3. Verifique se a pessoa se compromete publicamente com a luta LGBTI+

Desde as últimas eleições, algumas organizações LGBTI+ têm divulgado uma lista de compromissos públicos em favor dos direitos dessa população que os candidatos podem assinar.

O “Programa Voto Com Orgulho — Eleições Municipais 2020” da Aliança Nacional LGBTI+, por exemplo, estabelece uma série de compromissos e esforços para combater as questões que envolvem preconceito e violência, além da garantia de direitos previstos em leis e na Constituição Federal para a cidadania LGBTI+.

Entre os compromissos para a prefeitura, podemos destacar:

  • a garantia de implantação e funcionamento do “Tripé da Cidadania LGBTI+”;
  • a promoção de parcerias com ONGs LGBTI+ para execução de ações de promoção da cidadania e dos direitos de LGBTI+;
  • a apresentação/sanção de projetos de lei de garantia, defesa, promoção e proteção da cidadania e dos direitos humanos de LGBTI+, o veto;
  • o veto a leis que firam, propositadamente ou não, a igualdade de direitos da população LGBTI+ garantida pela Constituição Federal;
  • a promoção e o fortalecimento da atenção à população LGBTI+ nos serviços públicos municipais, por meio da capacitação de agentes públicos e divulgação de campanhas de respeito à identidade de gênero e orientação sexual.

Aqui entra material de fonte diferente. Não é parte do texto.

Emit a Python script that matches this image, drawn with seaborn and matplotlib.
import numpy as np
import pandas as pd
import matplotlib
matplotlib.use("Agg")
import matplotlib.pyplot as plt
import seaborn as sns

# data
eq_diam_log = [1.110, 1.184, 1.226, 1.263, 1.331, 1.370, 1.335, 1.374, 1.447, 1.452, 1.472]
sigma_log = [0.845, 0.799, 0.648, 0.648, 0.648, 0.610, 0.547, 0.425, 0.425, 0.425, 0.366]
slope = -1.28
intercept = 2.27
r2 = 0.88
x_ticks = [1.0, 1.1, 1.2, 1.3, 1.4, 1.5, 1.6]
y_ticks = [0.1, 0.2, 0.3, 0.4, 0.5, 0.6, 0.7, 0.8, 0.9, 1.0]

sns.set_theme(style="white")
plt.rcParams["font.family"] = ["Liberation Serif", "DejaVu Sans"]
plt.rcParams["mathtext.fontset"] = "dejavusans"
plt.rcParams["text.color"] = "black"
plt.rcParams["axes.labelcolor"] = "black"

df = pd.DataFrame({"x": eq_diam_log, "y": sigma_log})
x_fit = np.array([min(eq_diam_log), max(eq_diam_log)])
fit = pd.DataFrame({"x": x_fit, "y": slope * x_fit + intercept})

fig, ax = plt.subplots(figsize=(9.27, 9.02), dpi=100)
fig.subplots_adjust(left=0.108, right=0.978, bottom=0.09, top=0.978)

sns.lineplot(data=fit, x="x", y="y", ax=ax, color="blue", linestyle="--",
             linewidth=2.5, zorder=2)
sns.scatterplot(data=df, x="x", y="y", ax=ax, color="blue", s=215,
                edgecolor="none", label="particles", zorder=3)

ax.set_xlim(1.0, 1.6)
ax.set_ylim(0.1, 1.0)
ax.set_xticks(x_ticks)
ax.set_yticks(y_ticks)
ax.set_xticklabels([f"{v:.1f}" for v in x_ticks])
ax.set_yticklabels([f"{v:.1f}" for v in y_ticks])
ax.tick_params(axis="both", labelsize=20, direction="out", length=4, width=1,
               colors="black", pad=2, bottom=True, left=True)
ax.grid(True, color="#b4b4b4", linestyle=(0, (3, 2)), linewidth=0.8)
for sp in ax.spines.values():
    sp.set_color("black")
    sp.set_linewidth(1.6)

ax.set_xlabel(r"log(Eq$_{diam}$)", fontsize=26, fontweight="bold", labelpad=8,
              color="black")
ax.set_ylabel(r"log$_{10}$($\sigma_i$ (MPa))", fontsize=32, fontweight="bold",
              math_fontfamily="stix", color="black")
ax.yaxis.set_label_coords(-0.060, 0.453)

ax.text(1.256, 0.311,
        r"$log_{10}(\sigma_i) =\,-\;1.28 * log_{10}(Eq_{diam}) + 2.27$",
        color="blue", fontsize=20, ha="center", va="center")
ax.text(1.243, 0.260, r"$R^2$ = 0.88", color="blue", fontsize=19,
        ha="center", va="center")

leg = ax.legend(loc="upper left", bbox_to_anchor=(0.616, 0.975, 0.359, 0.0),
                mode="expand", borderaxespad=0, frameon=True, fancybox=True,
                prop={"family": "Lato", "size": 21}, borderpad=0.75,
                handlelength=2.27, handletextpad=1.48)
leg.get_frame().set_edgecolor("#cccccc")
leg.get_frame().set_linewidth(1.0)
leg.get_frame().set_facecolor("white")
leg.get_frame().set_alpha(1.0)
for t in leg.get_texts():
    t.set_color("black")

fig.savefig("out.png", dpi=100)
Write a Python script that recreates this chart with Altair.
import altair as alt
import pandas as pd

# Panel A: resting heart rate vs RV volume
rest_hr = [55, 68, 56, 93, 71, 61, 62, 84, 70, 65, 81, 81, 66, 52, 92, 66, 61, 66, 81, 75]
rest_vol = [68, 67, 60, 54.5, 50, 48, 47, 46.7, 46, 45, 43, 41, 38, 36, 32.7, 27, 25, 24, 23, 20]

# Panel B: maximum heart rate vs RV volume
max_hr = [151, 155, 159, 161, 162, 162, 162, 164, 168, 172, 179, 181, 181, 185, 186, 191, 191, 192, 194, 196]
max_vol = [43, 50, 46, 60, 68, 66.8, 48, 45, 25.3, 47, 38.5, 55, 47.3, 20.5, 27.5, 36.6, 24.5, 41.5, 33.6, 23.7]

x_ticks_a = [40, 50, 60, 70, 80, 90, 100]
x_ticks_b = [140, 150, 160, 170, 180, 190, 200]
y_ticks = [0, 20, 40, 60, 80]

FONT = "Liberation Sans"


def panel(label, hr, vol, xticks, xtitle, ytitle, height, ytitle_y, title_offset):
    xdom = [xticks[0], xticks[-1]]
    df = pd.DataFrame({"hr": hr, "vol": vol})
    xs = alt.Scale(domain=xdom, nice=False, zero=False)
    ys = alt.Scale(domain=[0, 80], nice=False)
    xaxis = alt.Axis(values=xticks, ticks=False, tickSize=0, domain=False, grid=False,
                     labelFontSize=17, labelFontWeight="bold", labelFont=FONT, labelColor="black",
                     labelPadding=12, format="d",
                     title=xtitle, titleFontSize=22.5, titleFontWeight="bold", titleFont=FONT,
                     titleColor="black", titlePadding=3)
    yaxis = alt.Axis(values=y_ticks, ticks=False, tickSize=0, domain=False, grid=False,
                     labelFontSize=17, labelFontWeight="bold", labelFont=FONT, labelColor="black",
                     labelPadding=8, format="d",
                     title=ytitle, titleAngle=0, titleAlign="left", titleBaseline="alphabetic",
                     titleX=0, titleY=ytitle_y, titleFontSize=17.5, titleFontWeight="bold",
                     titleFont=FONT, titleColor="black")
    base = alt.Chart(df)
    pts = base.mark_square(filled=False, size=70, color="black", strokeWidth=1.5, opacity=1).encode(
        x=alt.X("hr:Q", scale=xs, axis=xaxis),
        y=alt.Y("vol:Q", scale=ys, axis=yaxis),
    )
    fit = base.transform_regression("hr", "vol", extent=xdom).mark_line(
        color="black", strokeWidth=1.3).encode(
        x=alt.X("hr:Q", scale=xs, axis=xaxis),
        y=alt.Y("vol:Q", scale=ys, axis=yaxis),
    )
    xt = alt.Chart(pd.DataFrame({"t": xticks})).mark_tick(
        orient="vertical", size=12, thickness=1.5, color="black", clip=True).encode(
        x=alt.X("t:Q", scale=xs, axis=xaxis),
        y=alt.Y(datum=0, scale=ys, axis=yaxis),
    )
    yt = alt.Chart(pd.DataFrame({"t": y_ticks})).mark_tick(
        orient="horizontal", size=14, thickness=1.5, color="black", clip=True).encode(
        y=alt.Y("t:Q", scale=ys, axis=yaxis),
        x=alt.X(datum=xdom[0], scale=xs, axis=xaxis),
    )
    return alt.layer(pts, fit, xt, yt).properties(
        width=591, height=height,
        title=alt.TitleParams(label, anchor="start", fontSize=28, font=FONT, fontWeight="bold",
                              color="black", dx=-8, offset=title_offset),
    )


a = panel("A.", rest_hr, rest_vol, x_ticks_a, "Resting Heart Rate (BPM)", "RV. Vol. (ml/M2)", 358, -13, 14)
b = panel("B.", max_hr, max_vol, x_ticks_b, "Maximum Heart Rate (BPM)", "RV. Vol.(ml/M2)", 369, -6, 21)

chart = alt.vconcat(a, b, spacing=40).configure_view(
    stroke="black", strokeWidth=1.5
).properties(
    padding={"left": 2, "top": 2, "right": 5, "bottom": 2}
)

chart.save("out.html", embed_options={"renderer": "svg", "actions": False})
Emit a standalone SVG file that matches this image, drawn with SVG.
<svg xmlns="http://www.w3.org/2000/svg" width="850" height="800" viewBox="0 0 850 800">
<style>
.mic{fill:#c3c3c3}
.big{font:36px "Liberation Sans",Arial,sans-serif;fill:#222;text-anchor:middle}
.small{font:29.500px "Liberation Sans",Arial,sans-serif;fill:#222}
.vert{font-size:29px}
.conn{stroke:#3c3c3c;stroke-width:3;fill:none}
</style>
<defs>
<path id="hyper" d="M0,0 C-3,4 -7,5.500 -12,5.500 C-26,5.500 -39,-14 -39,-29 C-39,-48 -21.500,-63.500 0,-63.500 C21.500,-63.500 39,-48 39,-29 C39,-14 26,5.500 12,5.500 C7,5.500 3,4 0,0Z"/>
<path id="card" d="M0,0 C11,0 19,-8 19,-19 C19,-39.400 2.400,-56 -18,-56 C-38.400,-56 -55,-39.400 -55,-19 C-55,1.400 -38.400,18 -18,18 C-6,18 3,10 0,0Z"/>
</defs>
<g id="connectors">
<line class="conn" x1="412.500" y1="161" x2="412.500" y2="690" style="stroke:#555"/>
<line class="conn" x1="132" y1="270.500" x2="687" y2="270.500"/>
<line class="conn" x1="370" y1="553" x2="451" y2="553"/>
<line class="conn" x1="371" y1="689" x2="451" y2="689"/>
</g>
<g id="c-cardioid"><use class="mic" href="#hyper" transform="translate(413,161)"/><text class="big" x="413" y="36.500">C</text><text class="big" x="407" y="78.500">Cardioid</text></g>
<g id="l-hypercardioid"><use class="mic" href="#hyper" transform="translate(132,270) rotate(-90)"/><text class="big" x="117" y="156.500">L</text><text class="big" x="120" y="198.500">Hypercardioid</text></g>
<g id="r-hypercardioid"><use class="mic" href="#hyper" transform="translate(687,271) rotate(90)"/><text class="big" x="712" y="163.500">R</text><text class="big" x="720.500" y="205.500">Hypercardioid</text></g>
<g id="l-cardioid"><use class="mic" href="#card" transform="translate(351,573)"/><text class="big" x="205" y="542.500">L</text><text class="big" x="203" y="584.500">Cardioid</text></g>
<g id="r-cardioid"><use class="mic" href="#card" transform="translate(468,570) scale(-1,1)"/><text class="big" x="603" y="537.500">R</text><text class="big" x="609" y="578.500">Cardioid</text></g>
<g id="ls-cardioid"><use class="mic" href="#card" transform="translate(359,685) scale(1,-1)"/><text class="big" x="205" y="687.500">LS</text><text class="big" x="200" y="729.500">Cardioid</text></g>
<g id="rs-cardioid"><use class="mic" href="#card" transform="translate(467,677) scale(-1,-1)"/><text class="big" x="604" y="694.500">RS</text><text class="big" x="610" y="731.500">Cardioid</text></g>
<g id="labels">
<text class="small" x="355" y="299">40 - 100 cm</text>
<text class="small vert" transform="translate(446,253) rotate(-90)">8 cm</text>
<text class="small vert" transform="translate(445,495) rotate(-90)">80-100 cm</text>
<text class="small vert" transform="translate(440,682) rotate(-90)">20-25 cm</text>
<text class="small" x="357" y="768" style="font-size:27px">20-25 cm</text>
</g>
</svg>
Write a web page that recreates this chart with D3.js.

Já para os cargos legislativos municipais, está entre os compromissos:

  • organizar mandados populares abertos a toda comunidade LGBTI+, que tenham como regra uma política de empatia, não apenas antiLGBTfóbica, mas também antimachista e antirracista;
  • promover esforços para aprovar projetos de lei de garantia, defesa, promoção e proteção da cidadania e dos direitos humanos de LGBTI+ apresentados pelo Executivo;
  • apresentar ou promover esforços para aprovar projetos de lei ou outras proposições a favor da garantia, defesa, promoção e proteção da cidadania e dos direitos humanos de pessoas LGBTI+.

Se engana, porém, quem acha que seu trabalho termina na urna!

Tá bem. Fomos lá, votamos e elegemos as pessoas que gostaríamos que ocupassem os cargos. Agora podemos descansar, certo?

Jamais! Muito pelo contrário: agora precisamos trabalhar ainda mais!

A pessoa que assumiu posições e compromissos durante sua campanha precisa ser acompanhada e cobrada. Para isso, precisamos manter contato com o gabinete e assessores das pessoas eleitas para a prefeitura e cargos legislativos municipais.

Do outro lado, a pessoa que foi eleita precisa também prestar conta do que tem feito conforme seu mandato avança e continuar em contato diário com a comunidade e as pessoas que a elegeram.

Para finalizar, aqui vão algumas dicas de sites e perfis que podem te ajudar a decidir seu voto e acompanhar as pessoas após eleitas

  • #Vote LGBT: coletivo que desde 2014 busca aumentar a representatividade de LGBT+ em todos os espaços, principalmente na política.
  • Me Representa: a plataforma opera como um espaço de encontro digital entre pessoas candidatas e eleitoras que priorizam as mesmas pautas que você.
  • M0nabot: 1º bot a acompanhar o trâmite de Projetos de Lei da causa LGBTQIA+ nas Assembleias Legislativas e Câmara do DF.